↓↓↓

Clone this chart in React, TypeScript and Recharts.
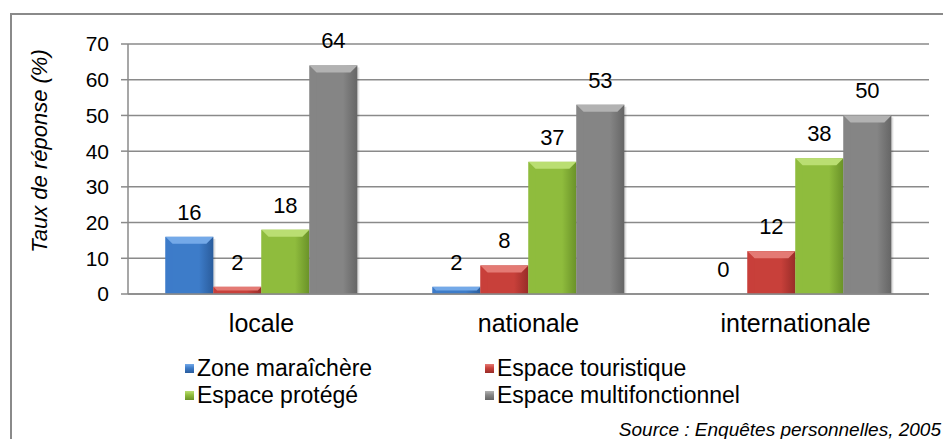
import React from "react"
import { BarChart, Bar, XAxis, YAxis, CartesianGrid, LabelList, Label } from "recharts"

const categories = ["locale", "nationale", "internationale"]
const seriesNames = ["Zone maraîchère", "Espace touristique", "Espace protégé", "Espace multifonctionnel"]
const zoneMaraichere = [16, 2, 0]
const espaceTouristique = [2, 8, 12]
const espaceProtege = [18, 37, 38]
const espaceMulti = [64, 53, 50]
const yTicks = [0, 10, 20, 30, 40, 50, 60, 70]

const keys = ["s0", "s1", "s2", "s3"]
const data = categories.map((c, i) => ({
  cat: c,
  s0: zoneMaraichere[i],
  s1: espaceTouristique[i],
  s2: espaceProtege[i],
  s3: espaceMulti[i],
}))

const PALETTE = [
  { base: "#3d7cc9", light: "#74a9e8", dark: "#2a5c9c" },
  { base: "#c8403a", light: "#e47a74", dark: "#982c28" },
  { base: "#8fbc3d", light: "#bade72", dark: "#6a9228" },
  { base: "#858585", light: "#b2b2b2", dark: "#656565" },
]

const FONT = "'Liberation Sans', Arial, sans-serif"
const GRID = "#8a8a8a"

function makeShape(idx: number) {
  return (props: any) => {
    const { x, y, width, height } = props
    if (!height || height <= 0) return <g />
    const p = PALETTE[idx]
    const b = Math.min(7, height / 2)
    return (
      <g>
        <rect x={x + 2} y={y + 2} width={width} height={height - 2} fill="rgba(0,0,0,0.12)" />
        <rect x={x} y={y} width={width} height={height} fill={`url(#g${idx})`} />
        <polygon points={`${x},${y} ${x + width},${y} ${x + width - b},${y + b} ${x + b},${y + b}`} fill={p.light} />
        <polygon points={`${x},${y} ${x + b},${y + b} ${x + b},${y + height} ${x},${y + height}`} fill={p.base} opacity={0.6} />
      </g>
    )
  }
}

const yLabel = () => (
  <text
    x={33}
    y={143}
    transform="rotate(-90 33 143)"
    textAnchor="middle"
    dominantBaseline="middle"
    fontFamily={FONT}
    fontStyle="italic"
    fontSize={22}
    fill="#000"
  >
    Taux de réponse (%)
  </text>
)

function LegendSwatch({ idx }: { idx: number }) {
  const p = PALETTE[idx]
  return (
    <span
      style={{
        display: "inline-block",
        width: 9,
        height: 9,
        marginRight: 3,
        background: `linear-gradient(180deg, ${p.light} 0%, ${p.base} 45%, ${p.dark} 100%)`,
        verticalAlign: "middle",
        position: "relative",
        top: -1,
      }}
    />
  )
}

export default function App() {
  const legendPos = [
    { left: 177, top: 347 },
    { left: 477, top: 347 },
    { left: 177, top: 374 },
    { left: 477, top: 374 },
  ]
  return (
    <div style={{ position: "relative", width: 943, height: 431, overflow: "hidden", background: "#fff" }}>
      <div
        style={{
          position: "absolute",
          left: 2,
          top: 5,
          width: 1200,
          height: 1200,
          borderLeft: `2px solid ${GRID}`,
          borderTop: `2px solid ${GRID}`,
        }}
      />
      <div style={{ position: "absolute", left: 0, top: 0 }}>
        <BarChart
          width={943}
          height={431}
          data={data}
          margin={{ top: 36, right: 22, left: 0, bottom: 95 }}
          barCategoryGap="14%"
          barGap={0}
        >
          <defs>
            {PALETTE.map((p, i) => (
              <linearGradient key={i} id={`g${i}`} x1="0" y1="0" x2="1" y2="0">
                <stop offset="0%" stopColor={p.base} />
                <stop offset="70%" stopColor={p.base} />
                <stop offset="100%" stopColor={p.dark} />
              </linearGradient>
            ))}
          </defs>
          <CartesianGrid vertical={false} stroke={GRID} strokeWidth={1.5} />
          <XAxis
            dataKey="cat"
            tickLine={false}
            tickSize={0}
            tickMargin={20}
            height={50}
            axisLine={{ stroke: GRID, strokeWidth: 1.5 }}
            tick={{ fontSize: 25, fill: "#000", fontFamily: FONT }}
          />
          <YAxis
            width={120}
            domain={[0, 70]}
            ticks={yTicks}
            interval={0}
            tickSize={7}
            tickMargin={12}
            axisLine={{ stroke: GRID, strokeWidth: 1.5 }}
            tickLine={{ stroke: GRID, strokeWidth: 1.5 }}
            tick={{ fontSize: 21, fill: "#000", fontFamily: FONT }}
          >
            <Label content={yLabel} />
          </YAxis>
          {keys.map((k, i) => (
            <Bar key={k} dataKey={k} name={seriesNames[i]} fill={PALETTE[i].base} shape={makeShape(i)} isAnimationActive={false}>
              <LabelList dataKey={k} position="top" offset={17} fontSize={22} fill="#000" fontFamily={FONT} />
            </Bar>
          ))}
        </BarChart>
      </div>
      {seriesNames.map((n, i) => (
        <div
          key={n}
          style={{
            position: "absolute",
            left: legendPos[i].left,
            top: legendPos[i].top,
            fontFamily: FONT,
            fontSize: 23,
            lineHeight: "26px",
            color: "#000",
            whiteSpace: "nowrap",
          }}
        >
          <LegendSwatch idx={i} />
          {n}
        </div>
      ))}
      <div
        style={{
          position: "absolute",
          right: 10,
          top: 411,
          fontFamily: FONT,
          fontStyle: "italic",
          fontSize: 19,
          lineHeight: "22px",
          color: "#000",
          whiteSpace: "nowrap",
        }}
      >
        Source : Enquêtes personnelles, 2005
      </div>
    </div>
  )
}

↑↑↑

WORK TO DO: Return every line above in which the string "React" occurs.

TASK OUTPUT:
Clone this chart in React, TypeScript and Recharts.
import React from "react"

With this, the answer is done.